> **What is being asked**
Write each line of the material exactly as given, from the top through the line that contains "80, 90, 100];", and omit all pictures.

> **Recorded data**

-=-=-

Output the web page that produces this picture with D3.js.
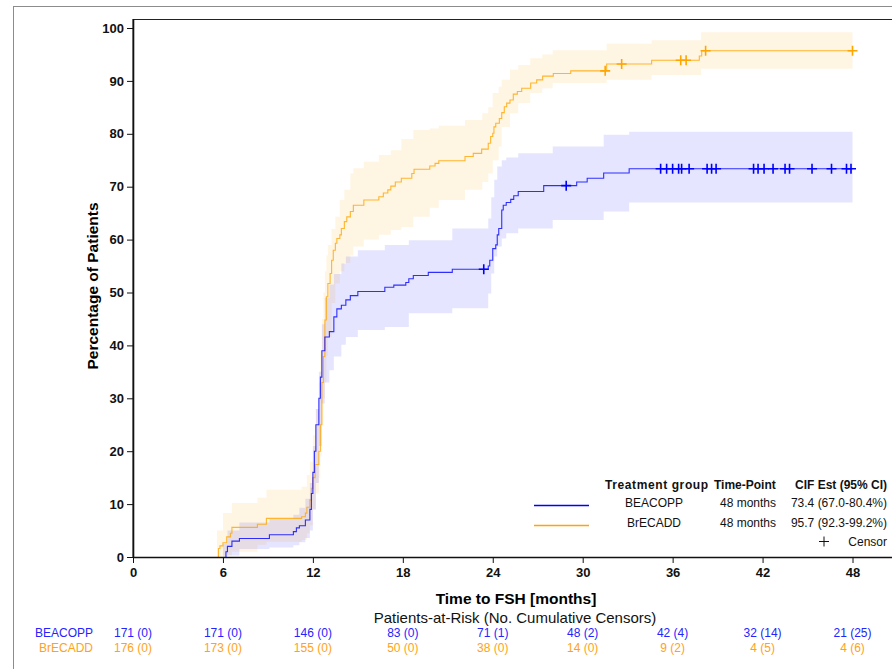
<!DOCTYPE html>
<html>
<head>
<meta charset="utf-8">
<script src="https://cdn.jsdelivr.net/npm/d3@7/dist/d3.min.js"></script>
<style>
  body { margin: 0; background: #fff; }
  svg { display: block; font-family: "Liberation Sans", Arial, sans-serif; }
</style>
</head>
<body>
<svg id="chart" width="892" height="669"></svg>
<script>
// ---- data (months, cumulative incidence %) ----
const groups = ['BEACOPP', 'BrECADD'];
const xTicks = [0, 6, 12, 18, 24, 30, 36, 42, 48];
const yTicks = [0, 10, 20, 30, 40, 50, 60, 70, 80, 90, 100];

const beacoppTime = [6.2, 6.3, 6.6, 7.1, 9.1, 10.7, 10.9, 11.1, 11.5, 11.8, 11.9, 12.0, 12.1, 12.2, 12.4, 12.5, 12.6, 12.8, 13.1, 13.4, 13.6, 13.9, 14.2, 14.5, 15.0, 16.8, 17.4, 18.2, 18.4, 18.7, 19.7, 21.3, 23.7, 23.8, 24.0, 24.2, 24.3, 24.4, 24.6, 24.7, 24.9, 25.2, 25.4, 25.7, 27.4, 29.6, 30.3, 31.4, 33.1];
const beacoppCif  = [1.0, 2.0, 3.0, 3.5, 4.2, 4.8, 5.5, 5.9, 7.0, 9.0, 12.0, 16.0, 20.0, 25.0, 30.0, 34.0, 39.0, 41.6, 42.6, 45.4, 46.9, 47.6, 48.6, 49.4, 50.2, 51.0, 51.4, 51.9, 52.6, 53.2, 53.8, 54.4, 55.0, 56.1, 58.3, 59.0, 60.9, 62.1, 65.6, 66.5, 67.0, 67.6, 68.3, 69.1, 70.2, 70.9, 71.6, 72.6, 73.4];
const beacoppCensor = [23.4, 28.9, 35.2, 35.6, 36.0, 36.4, 36.6, 37.1, 38.3, 38.6, 38.9, 41.4, 41.7, 42.1, 42.7, 43.5, 43.8, 45.3, 46.6, 47.6, 47.9];

const beacoppBandTime = [6.0, 6.3, 7.1, 9.1, 10.7, 11.1, 11.5, 11.8, 12.0, 12.2, 12.4, 12.6, 12.8, 13.1, 13.4, 13.9, 14.2, 15.0, 16.8, 18.4, 21.3, 23.7, 23.9, 24.1, 24.3, 24.6, 24.9, 25.7, 28.0, 31.4, 33.1];
const beacoppLower = [0, 0.3, 1.5, 1.8, 2.2, 2.8, 3.6, 5.0, 9.0, 14.0, 21.0, 29.0, 33.0, 35.3, 37.9, 40.1, 41.6, 42.9, 43.5, 46.1, 47.0, 49.8, 53.6, 56.8, 58.7, 60.2, 61.2, 62.1, 63.7, 65.3, 67.0];
const beacoppUpper = [2.5, 5.0, 6.5, 7.2, 8.0, 9.3, 11.0, 14.0, 21.0, 28.0, 35.0, 44.0, 49.0, 51.5, 53.5, 55.5, 56.8, 58.0, 59.0, 59.9, 62.1, 64.0, 68.0, 71.3, 73.8, 75.0, 75.5, 76.3, 77.6, 79.8, 80.4];

const brecaddTime = [5.7, 5.8, 6.0, 6.25, 6.5, 6.6, 8.3, 8.9, 11.25, 11.5, 11.6, 11.8, 11.9, 12.0, 12.15, 12.4, 12.5, 12.6, 12.7, 12.8, 12.9, 13.0, 13.15, 13.25, 13.36, 13.5, 13.6, 13.8, 13.9, 14.1, 14.26, 14.5, 14.7, 15.4, 16.4, 16.7, 17.0, 17.2, 17.5, 17.9, 18.6, 18.75, 19.8, 20.15, 20.4, 22.15, 22.7, 23.26, 23.7, 23.86, 24.0, 24.08, 24.2, 24.44, 24.6, 24.77, 24.93, 25.15, 25.37, 25.64, 25.93, 26.53, 26.93, 27.33, 28.04, 29.2, 31.6, 34.6, 37.78, 37.94];
const brecaddCif  = [1.6, 2.1, 2.7, 3.8, 4.5, 5.6, 6.2, 7.3, 7.6, 8.3, 9.4, 10.8, 13.0, 15.0, 17.5, 20.0, 25.0, 33.0, 37.9, 44.8, 49.2, 51.7, 53.6, 56.1, 58.0, 59.3, 60.2, 60.9, 62.1, 63.4, 64.3, 65.3, 66.5, 67.5, 68.1, 68.8, 69.4, 70.1, 70.9, 71.6, 72.5, 73.3, 73.9, 74.4, 74.9, 75.7, 76.3, 77.1, 78.2, 79.5, 80.1, 81.3, 82.0, 82.9, 84.0, 85.1, 85.8, 86.4, 87.5, 88.0, 88.6, 89.6, 90.2, 90.9, 91.4, 91.9, 93.2, 93.9, 94.7, 95.7];
const brecaddCensor = [31.5, 32.6, 36.54, 36.9, 38.2, 48.0];

const brecaddBandTime = [5.6, 6.0, 6.6, 8.3, 8.9, 11.25, 11.6, 11.8, 12.0, 12.2, 12.4, 12.5, 12.6, 12.7, 12.8, 12.9, 13.0, 13.25, 13.5, 13.8, 14.1, 14.5, 14.7, 15.4, 16.4, 17.2, 17.9, 18.7, 19.8, 20.4, 22.15, 23.3, 23.7, 24.0, 24.4, 24.6, 25.15, 25.7, 26.5, 27.3, 28.0, 31.6, 34.6, 37.9];
const brecaddLower = [0, 0.3, 1.0, 2.3, 2.9, 3.2, 4.5, 6.0, 9.0, 12.0, 15.0, 19.0, 25.0, 30.0, 33.0, 38.0, 41.6, 48.0, 51.7, 54.0, 55.6, 57.0, 58.7, 60.0, 60.9, 61.8, 62.4, 64.3, 66.0, 67.5, 69.4, 70.9, 72.5, 75.0, 77.6, 81.3, 83.9, 85.8, 87.7, 88.6, 89.6, 90.2, 91.1, 92.3];
const brecaddUpper = [5.0, 8.3, 10.2, 11.2, 12.7, 13.3, 15.5, 18.0, 23.0, 28.0, 33.0, 39.0, 45.0, 50.0, 54.0, 57.0, 59.0, 62.0, 64.3, 67.5, 69.4, 72.5, 73.5, 74.7, 76.0, 76.9, 79.0, 80.7, 81.0, 81.5, 82.6, 83.9, 85.0, 87.7, 88.9, 90.2, 92.1, 93.0, 94.3, 95.0, 95.8, 97.0, 97.7, 99.2];

const timePoint = ['48 months', '48 months'];
const cifEst = ['73.4 (67.0-80.4%)', '95.7 (92.3-99.2%)'];

const beacoppAtRisk = [171, 171, 146, 83, 71, 48, 42, 32, 21];
const beacoppCens   = [0, 0, 0, 0, 1, 2, 4, 14, 25];
const brecaddAtRisk = [176, 173, 155, 50, 38, 14, 9, 4, 4];
const brecaddCens   = [0, 0, 0, 0, 0, 0, 2, 5, 6];

// ---- layout ----
const lineColors = ['#0000ff', '#ffa500'];
const textColors = ['#2424ff', '#ffa21a'];
const svg = d3.select('#chart');

const plot = { left: 133, top: 19, right: 899, bottom: 557 };
const x = d3.scaleLinear().domain([0, 48]).range([133, 852.5]);
const y = d3.scaleLinear().domain([0, 100]).range([557, 28]);

// outer border
svg.append('rect')
  .attr('x', 13.5).attr('y', 6.5)
  .attr('width', 900).attr('height', 700)
  .attr('fill', 'none').attr('stroke', '#8c8c8c');

// plot frame
svg.append('rect')
  .attr('x', plot.left).attr('y', plot.top + 0.5)
  .attr('width', plot.right - plot.left).attr('height', plot.bottom - plot.top)
  .attr('fill', 'none').attr('stroke', '#222');

function toRows(ts, vs) { return ts.map((t, i) => ({ t, v: vs[i] })); }

function bandRows(ts, lo, hi) {
  const rows = ts.map((t, i) => ({ t, lo: lo[i], hi: hi[i] }));
  const last = rows[rows.length - 1];
  rows.push({ t: 48, lo: last.lo, hi: last.hi });
  return rows;
}

const area = d3.area()
  .curve(d3.curveStepAfter)
  .x(d => x(d.t)).y0(d => y(d.lo)).y1(d => y(d.hi));

const bands = [
  bandRows(beacoppBandTime, beacoppLower, beacoppUpper),
  bandRows(brecaddBandTime, brecaddLower, brecaddUpper)
];
const bandFill = ['rgba(0,0,255,0.1)', 'rgba(255,165,0,0.11)'];
[1, 0].forEach(i => {
  svg.append('path')
    .attr('d', area(bands[i]))
    .attr('fill', bandFill[i]);
});

const line = d3.line()
  .curve(d3.curveStepAfter)
  .x(d => x(d.t)).y(d => y(d.v));

function curveRows(ts, vs) {
  const rows = [{ t: ts[0], v: 0 }].concat(toRows(ts, vs));
  rows.push({ t: 48, v: vs[vs.length - 1] });
  return rows;
}
const curves = [curveRows(beacoppTime, beacoppCif), curveRows(brecaddTime, brecaddCif)];
const censors = [beacoppCensor, brecaddCensor];

function valueAt(rows, t) {
  let v = 0;
  rows.forEach(r => { if (r.t <= t) v = r.v; });
  return v;
}

[1, 0].forEach(i => {
  svg.append('path')
    .attr('d', line(curves[i]))
    .attr('fill', 'none')
    .attr('stroke', lineColors[i])
    .attr('stroke-width', 1.1)
    .attr('stroke-opacity', 0.8);

  svg.append('g').selectAll('path')
    .data(censors[i])
    .enter()
    .append('path')
    .attr('d', t => {
      const cx = x(t), cy = y(valueAt(curves[i], t));
      return `M${cx - 5},${cy}H${cx + 5}M${cx},${cy - 5}V${cy + 5}`;
    })
    .attr('stroke', lineColors[i])
    .attr('stroke-width', 1.6);
});

// axes
const yAxis = svg.append('g')
  .attr('transform', `translate(${plot.left},0)`)
  .call(d3.axisLeft(y).tickValues(yTicks).tickSize(6).tickPadding(3));
yAxis.select('.domain').remove();

const xAxis = svg.append('g')
  .attr('transform', `translate(0,${plot.bottom})`)
  .call(d3.axisBottom(x).tickValues(xTicks).tickSize(6).tickPadding(5));
xAxis.select('.domain').remove();

svg.selectAll('.tick text')
  .attr('font-size', 13)
  .attr('font-weight', 'bold')
  .attr('font-family', '"Liberation Sans", Arial, sans-serif')
  .attr('fill', '#111');
svg.selectAll('.tick line').attr('stroke', '#111');

svg.append('line')
  .attr('x1', plot.left).attr('x2', plot.right)
  .attr('y1', plot.bottom + 0.5).attr('y2', plot.bottom + 0.5)
  .attr('stroke', '#111').attr('stroke-width', 1.6);
svg.append('line')
  .attr('x1', plot.left + 0.5).attr('x2', plot.left + 0.5)
  .attr('y1', plot.top).attr('y2', plot.bottom)
  .attr('stroke', '#111').attr('stroke-width', 1.6);

// y title, cut at the top as in the original output
svg.append('clipPath').attr('id', 'ytitle-clip')
  .append('rect').attr('x', 70).attr('y', 201).attr('width', 40).attr('height', 300);
svg.append('g')
  .attr('clip-path', 'url(#ytitle-clip)')
  .append('text')
  .attr('transform', `translate(98,${(plot.top + plot.bottom) / 2 - 2}) rotate(-90)`)
  .attr('text-anchor', 'middle')
  .attr('font-size', 15.5).attr('font-weight', 'bold')
  .text('Percentage of Patients');

svg.append('text')
  .attr('x', 516).attr('y', 604)
  .attr('text-anchor', 'middle')
  .attr('font-size', 15.5).attr('font-weight', 'bold')
  .text('Time to FSH [months]');

// legend
const lg = svg.append('g').attr('font-size', 12).attr('fill', '#111');
lg.append('text').attr('x', 605).attr('y', 489)
  .attr('font-weight', 'bold').attr('letter-spacing', 0.6).text('Treatment group');
lg.append('text').attr('x', 714).attr('y', 489)
  .attr('font-weight', 'bold').text('Time-Point');
lg.append('text').attr('x', 887).attr('y', 489).attr('text-anchor', 'end')
  .attr('font-weight', 'bold').text('CIF Est (95% CI)');

const legendY = [507, 527];
groups.forEach((g, i) => {
  lg.append('line')
    .attr('x1', 534).attr('x2', 589)
    .attr('y1', legendY[i] - 1.5).attr('y2', legendY[i] - 1.5)
    .attr('stroke', lineColors[i]).attr('stroke-width', 1.4);
  lg.append('text').attr('x', 654).attr('y', legendY[i])
    .attr('text-anchor', 'middle').text(g);
  lg.append('text').attr('x', 776).attr('y', legendY[i])
    .attr('text-anchor', 'end').text(timePoint[i]);
  lg.append('text').attr('x', 887).attr('y', legendY[i])
    .attr('text-anchor', 'end').text(cifEst[i]);
});
lg.append('text').attr('x', 887).attr('y', 546)
  .attr('text-anchor', 'end').text('Censor');
lg.append('path')
  .attr('d', 'M819,541.5H829M824,536.5V546.5')
  .attr('stroke', '#111').attr('stroke-width', 1);

// patients at risk
svg.append('text')
  .attr('x', 515).attr('y', 623)
  .attr('text-anchor', 'middle')
  .attr('font-size', 15).attr('fill', '#111')
  .text('Patients-at-Risk (No. Cumulative Censors)');

const riskRows = [
  { atRisk: beacoppAtRisk, cens: beacoppCens, y: 637 },
  { atRisk: brecaddAtRisk, cens: brecaddCens, y: 652 }
];
riskRows.forEach((r, i) => {
  svg.append('text')
    .attr('x', 93).attr('y', r.y)
    .attr('text-anchor', 'end')
    .attr('font-size', 12).attr('fill', textColors[i])
    .text(groups[i]);
  svg.append('g').selectAll('text')
    .data(xTicks)
    .enter()
    .append('text')
    .attr('x', d => x(d))
    .attr('y', r.y)
    .attr('text-anchor', 'middle')
    .attr('font-size', 12)
    .attr('fill', textColors[i])
    .text((d, j) => `${r.atRisk[j]} (${r.cens[j]})`);
});
</script>
</body>
</html>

-=-=-

> **Exercise solution**
Output the web page that produces this picture with D3.js.
<!DOCTYPE html>
<html>
<head>
<meta charset="utf-8">
<script src="https://cdn.jsdelivr.net/npm/d3@7/dist/d3.min.js"></script>
<style>
  body { margin: 0; background: #fff; }
  svg { display: block; font-family: "Liberation Sans", Arial, sans-serif; }
</style>
</head>
<body>
<svg id="chart" width="892" height="669"></svg>
<script>
// ---- data (months, cumulative incidence %) ----
const groups = ['BEACOPP', 'BrECADD'];
const xTicks = [0, 6, 12, 18, 24, 30, 36, 42, 48];
const yTicks = [0, 10, 20, 30, 40, 50, 60, 70, 80, 90, 100];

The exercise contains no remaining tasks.